正站着发愣,车子已经过来在她面前停下了。
车门打开,下来两个穿白大褂的人。
“您好,请问您认识江芯吗?”
其中一个还算礼貌,柔声细语地问她。
“你们说的江芯是男的女的?”
文苑警惕地往后撤了半步,“你们是做什么的?”
“是这样的这位女士,我们是市精神病院的医生,因为给江芯治疗的过程中出现了阻碍,所以想来找您看看有没有办法。”
另一个白大褂开口,冷漠得像个机器人,“我们了解到,你是江芯的母亲,所以建议您去看一眼。”
“不然病人从入院到现在都没有人探望。”
文苑半信半疑,直到他们拿出了江芯的档案照片,才跟着他们去了精神病院。
江绵回到家里,本来想让蒋醒把自己放在老宅正门口就行,结果发现正门口零零散散站了几个人。
她从后门绕进去,还顺带给薄肆安发了个消息:“你猜的没错,他们确实来堵门了。”
彼时薄肆安正在开会,关于今天中午食堂的事,他要有一个合理解释。
“警方办案需要时间,在化验结果出来之前,我不希望在任何平台上看到关于这件事的讨论。”
“这是为了公司的名誉,也为了各位的安全。”
薄肆安又提点了几句,才让散会。
回到办公室,他还得应对那些媒体发来的通稿,光是想想就觉得头疼。
“蒋醒,让公关联系那些媒体,把不实的消息撤了。如果他们不同意,就以诽谤罪发律师函。”
吩咐完蒋醒,又处理了手边的文件,他才有空喘口气。
刚闲下来没一会儿,薄嘉德的电话就打过来了。
薄肆安觉得他在向自己炫耀,挂断了没有接通。
刚想屏蔽,薄嘉德又打回来了。
“真实阴魂不散。”
他低声咒骂了一句,接通了电话,“怎么,我的好叔叔迫不及待了?”
“薄肆安,怎么往常你都在食堂吃饭,今天却没在呢?”
薄嘉德十分嘲讽,“你猜猜,这件事你会脱身吗?”
“我凭什么脱不了身?叔叔,你就这么确定我会失败?”
薄肆安冷笑,“像你这种躲在暗处的人,也只会在计划实施没多久的时候打电话给我,不是吗?”
“薄嘉德,你这样的人,也就只配在电话里威胁威胁我罢了。
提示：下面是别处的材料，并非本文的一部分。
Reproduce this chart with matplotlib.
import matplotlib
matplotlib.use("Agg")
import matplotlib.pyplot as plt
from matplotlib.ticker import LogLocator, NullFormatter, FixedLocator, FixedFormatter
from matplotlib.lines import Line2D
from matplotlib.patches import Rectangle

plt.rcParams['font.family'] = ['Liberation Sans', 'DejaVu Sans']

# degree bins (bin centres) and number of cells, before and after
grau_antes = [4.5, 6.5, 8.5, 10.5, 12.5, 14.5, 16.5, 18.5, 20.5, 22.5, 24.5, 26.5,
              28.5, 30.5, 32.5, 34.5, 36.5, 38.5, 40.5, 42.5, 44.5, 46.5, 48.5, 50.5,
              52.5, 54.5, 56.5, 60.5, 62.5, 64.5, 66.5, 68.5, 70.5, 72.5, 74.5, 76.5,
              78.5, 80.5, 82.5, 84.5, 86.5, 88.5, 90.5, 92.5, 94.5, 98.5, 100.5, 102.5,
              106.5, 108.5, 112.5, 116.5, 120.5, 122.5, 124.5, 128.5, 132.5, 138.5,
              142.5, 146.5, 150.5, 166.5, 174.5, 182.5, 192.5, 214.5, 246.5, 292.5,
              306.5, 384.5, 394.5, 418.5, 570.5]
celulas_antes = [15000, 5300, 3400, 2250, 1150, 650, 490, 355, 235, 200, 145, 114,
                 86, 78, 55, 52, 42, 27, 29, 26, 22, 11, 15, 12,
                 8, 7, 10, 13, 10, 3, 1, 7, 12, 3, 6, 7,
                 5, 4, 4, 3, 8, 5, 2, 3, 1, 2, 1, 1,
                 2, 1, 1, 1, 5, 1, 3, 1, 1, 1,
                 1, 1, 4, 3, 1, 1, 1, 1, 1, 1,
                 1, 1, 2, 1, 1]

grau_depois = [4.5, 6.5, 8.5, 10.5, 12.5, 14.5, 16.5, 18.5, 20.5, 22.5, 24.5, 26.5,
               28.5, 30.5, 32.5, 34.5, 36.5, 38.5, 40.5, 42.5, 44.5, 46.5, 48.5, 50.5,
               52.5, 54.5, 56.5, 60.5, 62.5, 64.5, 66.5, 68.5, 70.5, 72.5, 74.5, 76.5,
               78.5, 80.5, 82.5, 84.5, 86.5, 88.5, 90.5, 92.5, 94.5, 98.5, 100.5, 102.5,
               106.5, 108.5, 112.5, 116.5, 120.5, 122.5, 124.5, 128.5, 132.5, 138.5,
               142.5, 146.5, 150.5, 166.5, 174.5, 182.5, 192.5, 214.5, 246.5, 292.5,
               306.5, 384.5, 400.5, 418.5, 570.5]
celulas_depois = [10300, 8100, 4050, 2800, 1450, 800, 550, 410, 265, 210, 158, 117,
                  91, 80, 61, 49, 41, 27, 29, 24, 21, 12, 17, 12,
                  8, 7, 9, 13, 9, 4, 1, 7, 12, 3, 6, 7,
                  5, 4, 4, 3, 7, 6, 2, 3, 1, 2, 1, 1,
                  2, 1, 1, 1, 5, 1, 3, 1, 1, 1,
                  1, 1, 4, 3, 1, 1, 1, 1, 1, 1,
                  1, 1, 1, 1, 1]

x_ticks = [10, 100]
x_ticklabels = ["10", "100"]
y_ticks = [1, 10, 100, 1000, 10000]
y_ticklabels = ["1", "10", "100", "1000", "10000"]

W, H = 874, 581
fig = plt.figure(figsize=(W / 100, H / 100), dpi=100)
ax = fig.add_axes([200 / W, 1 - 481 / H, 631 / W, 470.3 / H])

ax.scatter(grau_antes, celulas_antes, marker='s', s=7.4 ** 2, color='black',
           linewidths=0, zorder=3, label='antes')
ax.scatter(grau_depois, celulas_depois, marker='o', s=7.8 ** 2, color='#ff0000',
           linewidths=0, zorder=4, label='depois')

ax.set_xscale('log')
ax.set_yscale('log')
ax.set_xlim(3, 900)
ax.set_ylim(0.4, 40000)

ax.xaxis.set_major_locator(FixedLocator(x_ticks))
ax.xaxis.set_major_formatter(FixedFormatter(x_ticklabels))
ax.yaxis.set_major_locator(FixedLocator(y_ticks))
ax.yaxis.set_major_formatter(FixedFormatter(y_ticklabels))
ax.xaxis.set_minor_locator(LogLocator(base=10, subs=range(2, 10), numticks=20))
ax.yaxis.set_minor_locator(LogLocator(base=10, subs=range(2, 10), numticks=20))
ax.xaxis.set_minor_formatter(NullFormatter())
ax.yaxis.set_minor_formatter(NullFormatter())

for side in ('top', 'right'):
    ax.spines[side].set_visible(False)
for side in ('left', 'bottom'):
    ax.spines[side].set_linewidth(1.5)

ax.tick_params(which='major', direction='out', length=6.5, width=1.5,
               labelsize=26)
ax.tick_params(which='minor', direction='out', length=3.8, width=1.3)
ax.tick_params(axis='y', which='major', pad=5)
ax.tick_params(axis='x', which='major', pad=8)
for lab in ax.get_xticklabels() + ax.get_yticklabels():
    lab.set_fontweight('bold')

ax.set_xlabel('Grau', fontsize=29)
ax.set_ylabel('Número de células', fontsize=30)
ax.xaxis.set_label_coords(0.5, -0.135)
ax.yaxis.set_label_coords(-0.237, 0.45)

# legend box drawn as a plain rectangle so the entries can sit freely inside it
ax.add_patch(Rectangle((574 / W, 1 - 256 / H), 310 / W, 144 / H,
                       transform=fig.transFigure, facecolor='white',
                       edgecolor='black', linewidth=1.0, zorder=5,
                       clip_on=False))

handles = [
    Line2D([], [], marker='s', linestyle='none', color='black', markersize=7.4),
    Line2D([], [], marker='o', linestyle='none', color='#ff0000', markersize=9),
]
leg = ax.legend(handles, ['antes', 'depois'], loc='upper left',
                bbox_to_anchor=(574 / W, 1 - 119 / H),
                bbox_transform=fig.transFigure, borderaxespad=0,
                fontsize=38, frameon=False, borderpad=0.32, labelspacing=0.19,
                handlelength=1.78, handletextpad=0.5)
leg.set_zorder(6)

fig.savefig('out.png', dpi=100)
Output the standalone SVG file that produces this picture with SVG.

”
“你放心,用不了多久我们就能见面了。”
薄嘉德没有接受他的挑衅,反手挂断了电话。
“不过如此。”
薄肆安觉得没什么兴趣,把薄嘉德拉进黑名单,收拾好文件,关上门回去了。
那几个蹲守的人影不见了,薄肆安为了打探情况,特意让蒋醒从老宅正门进去。
如他所料,路过草丛时,里面闪了一下。
“蒋醒,去把那个人叫过来。”
薄肆安揉了揉太阳穴,想不通这些人守在门口的原因。
是随时准备拍下自己大规模出行的场面,说自己讲排场,还是准备冲进家里对着厨房和餐桌拍照,说自己平时的生活有多么奢靡无度?
蒋醒停了车,那个人大概知道自己被发现了,慌不择路地跑走。
但是没想到,恰好被蒋醒拦住了去路。
“跟我走一趟吧。”
记者瑟瑟发抖,站在车子面前,大气不敢出。
“你们准备怎么说我?”
车窗慢慢降下,露出了薄肆安的脸。
“薄,薄总,我们只是奉命行事,您就别为难我们……”
“你们如果不说什么乱七八糟的话,我兴许还会考虑考虑。”
薄肆安昂起头,睨了一眼那人帽子上的标识,“富鑫报社……很好,我记住了。如果我在你们发的文章有任何歪曲事实的,我就联系你们老板。”
“至于后果,我想你应该知道的,对吧?”
听到他提自己的单位,记者猛地一把抓下头顶的帽子。